PROBLEM DESCRIPTION: Leave the pictures out and retype the lines from the beginning through the line with "CartesianGrid, XAxis, YAxis", both ends included.

MATERIAL:
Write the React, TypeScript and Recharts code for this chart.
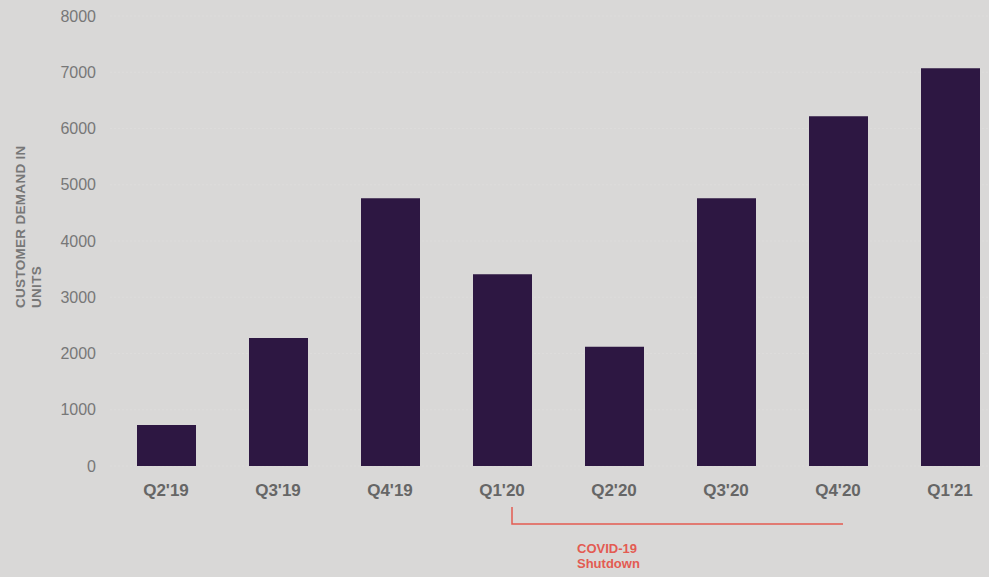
import { Bar, BarChart, CartesianGrid, XAxis, YAxis } from "recharts";

const quarters = ["Q2'19", "Q3'19", "Q4'19", "Q1'20", "Q2'20", "Q3'20", "Q4'20", "Q1'21"];
const demand = [730, 2275, 4760, 3410, 2120, 4760, 6220, 7070];
const yTicks = [0, 1000, 2000, 3000, 4000, 5000, 6000, 7000, 8000];
const yTitle = ["CUSTOMER DEMAND IN", "UNITS"];
const note = ["COVID-19", "Shutdown"];

const dados = quarters.map((q, i) => ({ q, units: demand[i] }));

const BG = "#d9d8d7";
const RED = "#e35b52";

export default function App() {
  return (
    <div
      style={{
        position: "absolute",
        left: 0,
        top: 0,
        width: 989,
        height: 577,
        overflow: "hidden",
        background: BG,
        fontFamily: "'Liberation Sans', Arial, sans-serif",
      }}
    >
      <BarChart
        width={1006}
        height={577}
        data={dados}
        margin={{ top: 16, right: 0, bottom: 81, left: 10 }}
        barSize={59}
      >
        <CartesianGrid vertical={false} stroke="#dddcdb" strokeDasharray="2 2" />
        <XAxis
          dataKey="q"
          axisLine={false}
          tickLine={false}
          tickSize={0}
          tickMargin={18}
          height={30}
          interval={0}
          tick={{ fill: "#666", fontSize: 17, fontWeight: 700 }}
        />
        <YAxis
          width={100}
          domain={[0, 8000]}
          ticks={yTicks}
          axisLine={false}
          tickLine={false}
          tickSize={0}
          tickMargin={14}
          tick={{ fill: "#777", fontSize: 16 }}
        />
        <Bar dataKey="units" fill="#2d1742" isAnimationActive={false} />
      </BarChart>
      <svg
        width={989}
        height={577}
        style={{ position: "absolute", left: 0, top: 0, pointerEvents: "none" }}
      >
        {yTitle.map((t, i) => (
          <text
            key={t}
            transform={`translate(${25 + i * 16},308) rotate(-90)`}
            fill="#777"
            fontSize={13.5}
            fontWeight={700}
            letterSpacing={0.3}
            textAnchor="start"
          >
            {t}
          </text>
        ))}
        <polyline
          points="512,507 512,524 843,524"
          fill="none"
          stroke={RED}
          strokeWidth={1.5}
        />
        {note.map((t, i) => (
          <text key={t} x={577} y={553 + i * 15} fill={RED} fontSize={13} fontWeight={700}>
            {t}
          </text>
        ))}
      </svg>
    </div>
  );
}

TASK ANSWER:
Write the React, TypeScript and Recharts code for this chart.
import { Bar, BarChart, CartesianGrid, XAxis, YAxis } from "recharts";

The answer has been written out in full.